May 02, 2025 at 07:30PMNowadays, it is rare for me to engage in conversation with a stranger. Long gone are the days of talking to random people in bars—or even taking up a new hobby. It all seems far too exhausting. But am I missing something? Andrew Fedorov thinks so. In this essay, Fedorox extols one of the main advantages of hitchhiking as meeting new people. Enclosed in a political echo chamber, Fedorov sees hitchhiking as a way to “encounter with someone whose perspective I could hardly have imagined.” A piece that will make you think as much about your closed-off world as the way you travel.

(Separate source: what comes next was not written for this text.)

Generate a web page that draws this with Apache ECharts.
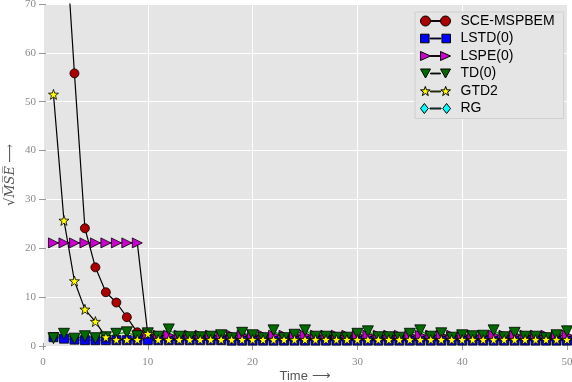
<!DOCTYPE html>
<html><head><meta charset="utf-8">
<script src="https://cdn.jsdelivr.net/npm/echarts@6/dist/echarts.min.js"></script>
<style>html,body{margin:0;padding:0;background:#fff}#c{width:572px;height:382px}</style>
</head><body><div id="c"></div>
<script>
const times = [1,2,3,4,5,6,7,8,9,10,11,12,13,14,15,16,17,18,19,20,21,22,23,24,25,26,27,28,29,30,31,32,33,34,35,36,37,38,39,40,41,42,43,44,45,46,47,48,49,50];
const seriesNames = ['SCE-MSPBEM','LSTD(0)','LSPE(0)','TD(0)','GTD2','RG'];
const sceMspbem = [140,89,55.8,24.1,16.1,11.0,8.9,5.9,2.8,1.5,1.4,1.4,1.4,1.4,1.4,1.4,1.4,1.4,1.4,1.4,1.4,1.4,1.4,1.4,1.4,1.4,1.4,1.4,1.4,1.4,1.4,1.4,1.4,1.4,1.4,1.4,1.4,1.4,1.4,1.4,1.4,1.4,1.4,1.4,1.4,1.4,1.4,1.4,1.4,1.4];
const lstd0 = [1.8,1.5,1.3,1.2,1.2,1.2,1.2,1.2,1.2,1.2,1.2,1.2,1.2,1.2,1.2,1.2,1.2,1.1,1.1,1.1,1.1,1.1,1.1,1.1,1.1,1.1,1.1,1.1,1.1,1.1,1.1,1.1,1.1,1.1,1.1,1.1,1.1,1.1,1.1,1.1,1.1,1.1,1.1,1.1,1.1,1.1,1.1,1.1,1.1,1.1];
const lspe0 = [21.1,21.1,21.1,21.1,21.1,21.1,21.1,21.1,21.1,2.4,2.2,2.2,2.2,2.2,2.2,2.2,2.2,2.2,2.2,2.2,2.2,2.2,2.2,2.2,2.2,2.2,2.2,2.2,2.2,2.2,2.2,2.2,2.2,2.2,2.2,2.2,2.2,2.2,2.2,2.2,2.2,2.2,2.2,2.2,2.2,2.2,2.2,2.2,2.2,2.2];
const td0 = [1.6,2.5,1.5,2.0,1.6,1.8,2.5,2.8,2.0,2.6,1.9,3.4,1.9,1.8,1.8,1.9,2.2,1.6,2.7,2.2,1.6,3.2,1.6,2.3,3.2,1.9,1.9,1.7,1.7,2.5,3.0,1.8,1.8,1.7,2.5,3.2,1.9,2.6,1.7,2.2,2.0,2.1,3.2,1.8,2.7,1.9,1.9,1.6,2.2,3.0];
const gtd2 = [51.5,25.7,13.3,7.5,5.0,1.8,1.3,1.3,1.3,2.5,1.3,1.3,1.3,1.3,1.3,1.3,1.3,1.3,1.3,1.3,1.3,1.3,1.3,1.3,1.3,1.3,1.3,1.3,1.3,1.3,1.3,1.3,1.3,1.3,1.3,1.3,1.3,1.3,1.3,1.3,1.3,1.3,1.3,1.3,1.3,1.3,1.3,1.3,1.3,1.3];
const rg = [null,null,null,null,null,null,null,null,null,null,null,null,null,null,null,null,null,null,null,null,null,null,null,null,null,null,null,null,null,null,null,null,null,null,null,null,null,null,null,null,null,null,null,null,null,null,null,null,null,null];
const xTicks = [0,10,20,30,40,50];
const yTicks = [0,10,20,30,40,50,60,70];

const STAR = 'M10,0 L12.35,6.76 L19.51,6.91 L13.80,11.24 L15.88,18.09 L10,14 L4.12,18.09 L6.20,11.24 L0.49,6.91 L7.65,6.76 Z';
const STAR2 = 'M50,0 L52.35,6.76 L59.51,6.91 L53.80,11.24 L55.88,18.09 L50,14 L44.12,18.09 L46.20,11.24 L40.49,6.91 L47.65,6.76 Z';
const LINK = 'M20,9.2 L40,9.2 L40,10.8 L20,10.8 Z';
const icons = {
  circle: 'path://M0,10 A10,10 0 1 1 20,10 A10,10 0 1 1 0,10 Z ' + LINK + ' M40,10 A10,10 0 1 1 60,10 A10,10 0 1 1 40,10 Z',
  square: 'path://M2,2 L18,2 L18,18 L2,18 Z ' + LINK + ' M42,2 L58,2 L58,18 L42,18 Z',
  right: 'path://M0,1 L20,10 L0,19 Z ' + LINK + ' M40,1 L60,10 L40,19 Z',
  down: 'path://M0,1 L20,1 L10,19 Z ' + LINK + ' M40,1 L60,1 L50,19 Z',
  star: 'path://' + STAR + ' ' + LINK + ' ' + STAR2,
  diamond: 'path://M10,1 L17,10 L10,19 L3,10 Z ' + LINK + ' M50,1 L57,10 L50,19 L43,10 Z'
};

function pairs(v){ return times.map((t,i)=>[t, v[i]]); }

const chart = echarts.init(document.getElementById('c'), null, {renderer:'canvas'});
const tickFont = {fontFamily:'Liberation Serif', fontSize:11, color:'#8a8a8a'};
function mk(name, data, symbol, size, rotate, color, lineColor){
  return {
    name, type:'line', data: pairs(data), symbol, symbolSize:size, symbolRotate:rotate,
    showSymbol:true, showAllSymbol:true, connectNulls:false, animation:false,
    lineStyle:{color:lineColor, width:1.2},
    itemStyle:{color, borderColor:'#000', borderWidth:0.8},
    emphasis:{disabled:true}
  };
}
const option = {
  animation:false,
  backgroundColor:'#ffffff',
  grid:{left:43, right:5, top:4, bottom:36, show:true, backgroundColor:'#e5e5e5', borderWidth:0, outerBoundsMode:'none', containLabel:false},
  legend:{
    orient:'vertical', left:415, top:12,
    data: seriesNames.map((n,i)=>({name:n, icon:[icons.circle,icons.square,icons.right,icons.down,icons.star,icons.diamond][i]})),
    itemWidth:30, itemHeight:10, itemGap:3.5,
    padding:[2,9,3,5],
    backgroundColor:'#e5e5e5', borderColor:'#cfcfcf', borderWidth:1,
    itemStyle:{borderColor:'#000', borderWidth:1},
    textStyle:{fontFamily:'Liberation Sans', fontSize:14, color:'#000', lineHeight:14, padding:[0,0,0,5]}
  },
  xAxis:[{
    type:'value', min:xTicks[0], max:xTicks[xTicks.length-1], interval:10,
    name:'Time ⟶', nameLocation:'middle', nameGap:24, nameMoveOverlap:false,
    nameTextStyle:{fontFamily:'Liberation Sans', fontSize:13, color:'#555'},
    axisLine:{show:false}, axisTick:{show:true, length:4, lineStyle:{color:'#999'}},
    axisLabel:Object.assign({margin:11}, tickFont),
    splitLine:{show:true, lineStyle:{color:'#ffffff', width:1}}
  },{
    type:'value', position:'top', min:xTicks[0], max:xTicks[xTicks.length-1], interval:10,
    axisLine:{show:false}, axisTick:{show:true, length:3, lineStyle:{color:'#999'}},
    axisLabel:{show:false}, splitLine:{show:false}
  }],
  yAxis:[{
    type:'value', min:yTicks[0], max:yTicks[yTicks.length-1], interval:10,
    name:'{r|√}{m|M̅S̅E̅} {a|⟶}', nameLocation:'middle', nameGap:26, nameMoveOverlap:false,
    nameTextStyle:{color:'#555', rich:{
      r:{fontFamily:'DejaVu Serif', fontSize:13, color:'#555'},
      m:{fontFamily:'DejaVu Serif', fontStyle:'italic', fontSize:13, color:'#555'},
      a:{fontFamily:'DejaVu Serif', fontSize:13, color:'#555'}
    }},
    axisLine:{show:false}, axisTick:{show:true, length:4, lineStyle:{color:'#999'}},
    axisLabel:Object.assign({margin:7}, tickFont),
    splitLine:{show:true, lineStyle:{color:'#ffffff', width:1}}
  },{
    type:'value', position:'right', min:yTicks[0], max:yTicks[yTicks.length-1], interval:10,
    axisLine:{show:false}, axisTick:{show:true, length:3, lineStyle:{color:'#999'}},
    axisLabel:{show:false}, splitLine:{show:false}
  }],
  series:[
    mk(seriesNames[0], sceMspbem, 'circle', 9, 0, '#aa0000', '#000'),
    mk(seriesNames[1], lstd0, 'rect', 9, 0, '#0000ff', '#4444ff'),
    mk(seriesNames[2], lspe0, 'triangle', 10, -90, '#cc00cc', '#000'),
    mk(seriesNames[3], td0, 'triangle', 11, 180, '#006a00', '#00a000'),
    mk(seriesNames[4], gtd2, 'path://' + STAR, 10, 0, '#ffff00', '#000'),
    mk(seriesNames[5], rg, 'diamond', 9, 0, '#00ffff', '#000')
  ]
};
chart.setOption(option);
</script></body></html>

On jaunts around the country, I’ve gotten to see the variety of people who give rides. The drivers tend to be about evenly split between men and women, young and old, and are of all different races. The only deviation from the general population is that a lot of the drivers have previously hitchhiked. “Most people give lifts for two reasons: to repay past hitchhiking debts and because they want company,” Purkis writes in his book. The first reason helps explain the demographics of hitchhikers, too: If a diverse group of people have karmic hitchhiking debts to pay back, the pool of hitchhikers will generally remain diverse. Women may be seen on the roadside less often than men—but they’re there. When Elijah Wald was on tour for his 2006 book, Riding With Strangers, he was surprised that most of the readers telling him hitchhiking stories were women. “The assumption we all make is based on who we see on the road,” he told me. “When women stand out on the road and stick out their thumb, they get picked up very quickly, so you don’t see them.”